How can one achieve what the following code is trying to do?
#include \"dir/*\"
You can't, without running a script beforehand that generates all #include statements.
The preprocessor can only handle one file per #include statement, so it requires an actual #include for every single file you wish to be included in preprocessing.
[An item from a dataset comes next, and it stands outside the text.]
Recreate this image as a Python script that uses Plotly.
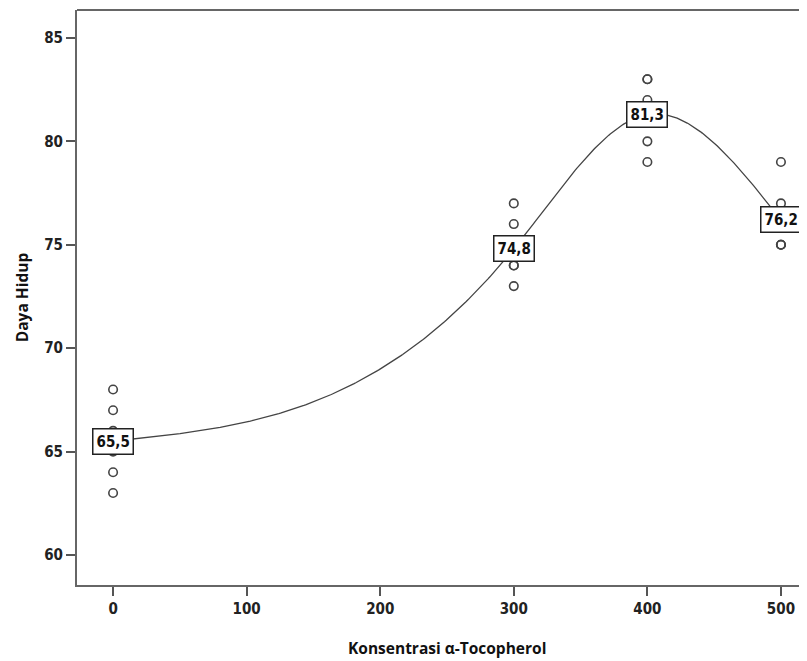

Look at how Boost does this for, say, utility.hpp
.
$ cat /usr/include/boost/utility.hpp
// Boost utility.hpp header file -------------------------------------------//
<snip>
#ifndef BOOST_UTILITY_HPP
#define BOOST_UTILITY_HPP
#include <boost/utility/addressof.hpp>
#include <boost/utility/base_from_member.hpp>
#include <boost/utility/enable_if.hpp>
#include <boost/checked_delete.hpp>
#include <boost/next_prior.hpp>
#include <boost/noncopyable.hpp>
#endif // BOOST_UTILITY_HPP
Now you can just use #include <boost/utility.hpp>
.
In bash:
HEADER=all_headers.h
echo "#ifndef __ALL_HEADERS__" > $HEADER
echo "#define __ALL_HEADERS__" >> $HEADER
for file in dir/*.h
do
echo "#include <$file>" >> $HEADER
done
echo "#endif" >> $HEADER
One way to achieve that is to write a convenience header that includes all the headers you want. Keep in mind that including headers you will not use may unnecessarily increase compilation time.